En última instancia, estimo que los contribuyentes que hacen la declaración mediante la asistencia profesional de un funcionario de la AT pueden sufrir indefensión debido al silencio que guarda al respecto la LGT. Porque, a diferencia de la Ley del IRPF (artículo 98), que deja meridianamente claro que el borrador de declaración suministrado por la AT tiene “efectos meramente informativos” y que, en el caso de que el contribuyente lo confirme y lo suscriba, equivale a una autoliquidación consciente y espontánea, la LGT no determina los efectos jurídicos de la asistencia administrativa.

En mi opinión, bastaría una leve modificación reglamentaria que exigiera a los funcionarios la extensión de una diligencia (firmada por ambas partes) que detallara la aportación documental o la información suministradas por el contribuyente. Así estableceríamos el nexo causa-efecto y podríamos ventilar de qué lado de la mesa cae la responsabilidad.

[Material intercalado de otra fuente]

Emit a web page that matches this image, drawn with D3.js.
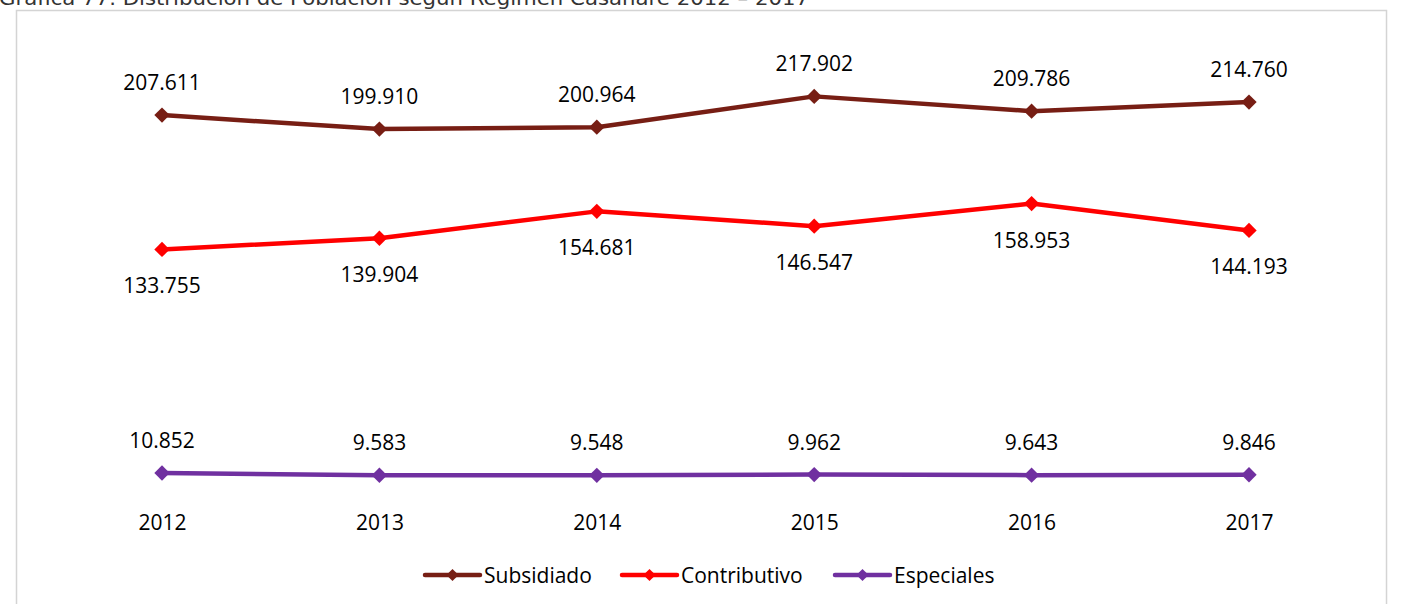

Veríamos con una lupa de aumento si el funcionario ha cumplido o no la 'lex artis' de su oficio, que es asistir (sin negligencias) al contribuyente en el cumplimiento de sus obligaciones fiscales. Porque, en un Estado democrático, no se entiende del todo que un contribuyente pueda demandar a un asesor fiscal por su mala praxis, mientras otro (generalmente con menos recursos) se encuentra atado de pies y manos para pasar el tanto de culpa que les corresponda a las Administraciones Públicas.